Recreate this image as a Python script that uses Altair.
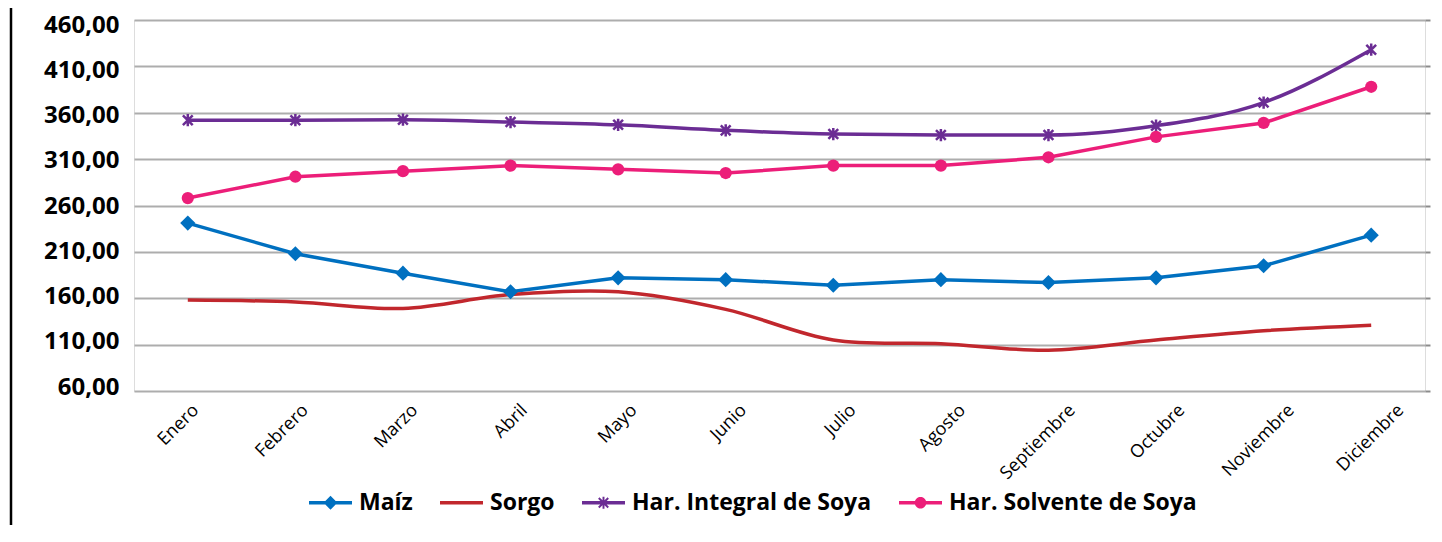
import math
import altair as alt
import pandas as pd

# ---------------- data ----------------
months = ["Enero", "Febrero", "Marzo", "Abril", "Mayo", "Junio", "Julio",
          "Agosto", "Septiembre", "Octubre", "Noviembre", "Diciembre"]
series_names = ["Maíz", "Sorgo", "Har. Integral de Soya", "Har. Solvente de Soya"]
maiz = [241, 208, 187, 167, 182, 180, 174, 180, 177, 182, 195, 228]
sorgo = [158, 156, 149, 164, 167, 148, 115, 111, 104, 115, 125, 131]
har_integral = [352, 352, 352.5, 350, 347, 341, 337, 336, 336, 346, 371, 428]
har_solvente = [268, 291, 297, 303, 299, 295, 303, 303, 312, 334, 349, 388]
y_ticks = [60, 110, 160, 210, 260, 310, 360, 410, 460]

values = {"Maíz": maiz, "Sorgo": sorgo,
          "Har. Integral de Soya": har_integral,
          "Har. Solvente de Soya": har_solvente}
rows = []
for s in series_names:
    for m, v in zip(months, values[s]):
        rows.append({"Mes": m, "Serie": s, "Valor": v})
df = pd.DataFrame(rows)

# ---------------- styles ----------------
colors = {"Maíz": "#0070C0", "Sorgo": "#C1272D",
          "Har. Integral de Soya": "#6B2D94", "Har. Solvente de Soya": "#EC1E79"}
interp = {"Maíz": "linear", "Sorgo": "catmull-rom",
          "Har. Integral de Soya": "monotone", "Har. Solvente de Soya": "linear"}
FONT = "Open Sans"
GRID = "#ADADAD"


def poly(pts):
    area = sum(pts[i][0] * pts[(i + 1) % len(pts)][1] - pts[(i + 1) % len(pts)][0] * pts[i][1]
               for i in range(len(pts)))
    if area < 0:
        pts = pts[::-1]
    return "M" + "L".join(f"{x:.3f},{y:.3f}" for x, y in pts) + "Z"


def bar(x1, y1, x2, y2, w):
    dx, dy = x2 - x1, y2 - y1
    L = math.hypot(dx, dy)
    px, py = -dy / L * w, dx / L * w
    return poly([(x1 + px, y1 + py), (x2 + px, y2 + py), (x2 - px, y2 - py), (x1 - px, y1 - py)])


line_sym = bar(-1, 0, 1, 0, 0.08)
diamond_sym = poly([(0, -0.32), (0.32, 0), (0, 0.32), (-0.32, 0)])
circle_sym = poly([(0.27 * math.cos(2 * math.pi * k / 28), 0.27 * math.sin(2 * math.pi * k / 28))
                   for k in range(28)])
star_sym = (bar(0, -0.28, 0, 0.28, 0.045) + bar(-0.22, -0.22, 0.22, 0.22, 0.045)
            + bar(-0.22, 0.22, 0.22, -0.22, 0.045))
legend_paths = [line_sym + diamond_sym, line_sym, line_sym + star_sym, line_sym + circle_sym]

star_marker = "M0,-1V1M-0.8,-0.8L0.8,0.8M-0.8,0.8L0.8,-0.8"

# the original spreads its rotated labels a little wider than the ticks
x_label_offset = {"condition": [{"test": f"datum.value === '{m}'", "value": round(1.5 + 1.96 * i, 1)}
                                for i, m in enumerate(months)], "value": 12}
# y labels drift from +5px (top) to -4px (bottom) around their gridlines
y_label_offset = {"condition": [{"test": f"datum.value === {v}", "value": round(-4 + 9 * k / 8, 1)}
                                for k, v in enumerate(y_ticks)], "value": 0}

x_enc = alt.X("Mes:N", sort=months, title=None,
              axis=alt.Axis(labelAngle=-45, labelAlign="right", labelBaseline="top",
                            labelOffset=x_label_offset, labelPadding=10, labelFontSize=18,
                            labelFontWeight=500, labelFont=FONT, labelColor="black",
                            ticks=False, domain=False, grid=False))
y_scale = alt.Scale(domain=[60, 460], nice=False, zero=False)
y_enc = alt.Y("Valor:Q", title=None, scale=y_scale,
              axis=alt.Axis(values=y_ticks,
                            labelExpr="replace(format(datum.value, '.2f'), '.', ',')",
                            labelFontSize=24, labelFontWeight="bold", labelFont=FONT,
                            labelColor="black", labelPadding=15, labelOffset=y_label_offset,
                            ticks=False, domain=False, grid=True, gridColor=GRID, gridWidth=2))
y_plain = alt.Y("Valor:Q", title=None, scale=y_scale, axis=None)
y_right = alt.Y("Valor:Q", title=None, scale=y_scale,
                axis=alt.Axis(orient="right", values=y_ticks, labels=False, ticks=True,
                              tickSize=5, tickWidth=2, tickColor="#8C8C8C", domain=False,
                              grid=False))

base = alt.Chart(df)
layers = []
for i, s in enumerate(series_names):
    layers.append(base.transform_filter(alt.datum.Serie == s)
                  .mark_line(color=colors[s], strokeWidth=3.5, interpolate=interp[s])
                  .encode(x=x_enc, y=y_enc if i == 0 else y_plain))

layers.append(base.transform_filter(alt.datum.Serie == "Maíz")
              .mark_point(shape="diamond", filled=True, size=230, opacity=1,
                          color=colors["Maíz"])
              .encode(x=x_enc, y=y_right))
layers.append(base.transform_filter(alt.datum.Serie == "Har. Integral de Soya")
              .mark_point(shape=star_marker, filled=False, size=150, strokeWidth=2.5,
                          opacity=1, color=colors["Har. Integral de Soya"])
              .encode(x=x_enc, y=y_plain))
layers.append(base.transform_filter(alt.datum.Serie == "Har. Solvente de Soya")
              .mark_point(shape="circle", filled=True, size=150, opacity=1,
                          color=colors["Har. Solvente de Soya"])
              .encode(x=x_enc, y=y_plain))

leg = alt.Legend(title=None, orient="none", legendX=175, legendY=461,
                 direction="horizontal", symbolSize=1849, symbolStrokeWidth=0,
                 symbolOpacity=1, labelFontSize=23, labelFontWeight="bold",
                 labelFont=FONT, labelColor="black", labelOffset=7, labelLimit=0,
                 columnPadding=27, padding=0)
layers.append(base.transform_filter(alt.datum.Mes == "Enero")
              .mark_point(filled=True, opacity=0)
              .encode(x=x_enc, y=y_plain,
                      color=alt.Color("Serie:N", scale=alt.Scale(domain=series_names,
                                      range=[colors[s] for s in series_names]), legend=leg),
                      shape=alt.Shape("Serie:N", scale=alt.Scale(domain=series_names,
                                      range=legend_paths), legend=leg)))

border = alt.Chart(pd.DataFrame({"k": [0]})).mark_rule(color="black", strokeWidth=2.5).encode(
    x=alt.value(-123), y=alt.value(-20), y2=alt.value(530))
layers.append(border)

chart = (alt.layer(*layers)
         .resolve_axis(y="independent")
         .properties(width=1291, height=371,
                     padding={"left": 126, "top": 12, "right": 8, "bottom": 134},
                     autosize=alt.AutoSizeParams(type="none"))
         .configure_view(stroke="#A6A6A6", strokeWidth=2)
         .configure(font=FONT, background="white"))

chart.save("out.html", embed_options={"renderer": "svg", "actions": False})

▸ **What the exercise asks**
Extract, word for word, each line from the top of the data down to and including the line with "for x, y in"; skip the pictures.

▸ **Output of the exercise**
Recreate this image as a Python script that uses Altair.
import math
import altair as alt
import pandas as pd

# ---------------- data ----------------
months = ["Enero", "Febrero", "Marzo", "Abril", "Mayo", "Junio", "Julio",
          "Agosto", "Septiembre", "Octubre", "Noviembre", "Diciembre"]
series_names = ["Maíz", "Sorgo", "Har. Integral de Soya", "Har. Solvente de Soya"]
maiz = [241, 208, 187, 167, 182, 180, 174, 180, 177, 182, 195, 228]
sorgo = [158, 156, 149, 164, 167, 148, 115, 111, 104, 115, 125, 131]
har_integral = [352, 352, 352.5, 350, 347, 341, 337, 336, 336, 346, 371, 428]
har_solvente = [268, 291, 297, 303, 299, 295, 303, 303, 312, 334, 349, 388]
y_ticks = [60, 110, 160, 210, 260, 310, 360, 410, 460]

values = {"Maíz": maiz, "Sorgo": sorgo,
          "Har. Integral de Soya": har_integral,
          "Har. Solvente de Soya": har_solvente}
rows = []
for s in series_names:
    for m, v in zip(months, values[s]):
        rows.append({"Mes": m, "Serie": s, "Valor": v})
df = pd.DataFrame(rows)

# ---------------- styles ----------------
colors = {"Maíz": "#0070C0", "Sorgo": "#C1272D",
          "Har. Integral de Soya": "#6B2D94", "Har. Solvente de Soya": "#EC1E79"}
interp = {"Maíz": "linear", "Sorgo": "catmull-rom",
          "Har. Integral de Soya": "monotone", "Har. Solvente de Soya": "linear"}
FONT = "Open Sans"
GRID = "#ADADAD"


def poly(pts):
    area = sum(pts[i][0] * pts[(i + 1) % len(pts)][1] - pts[(i + 1) % len(pts)][0] * pts[i][1]
               for i in range(len(pts)))
    if area < 0:
        pts = pts[::-1]
    return "M" + "L".join(f"{x:.3f},{y:.3f}" for x, y in pts) + "Z"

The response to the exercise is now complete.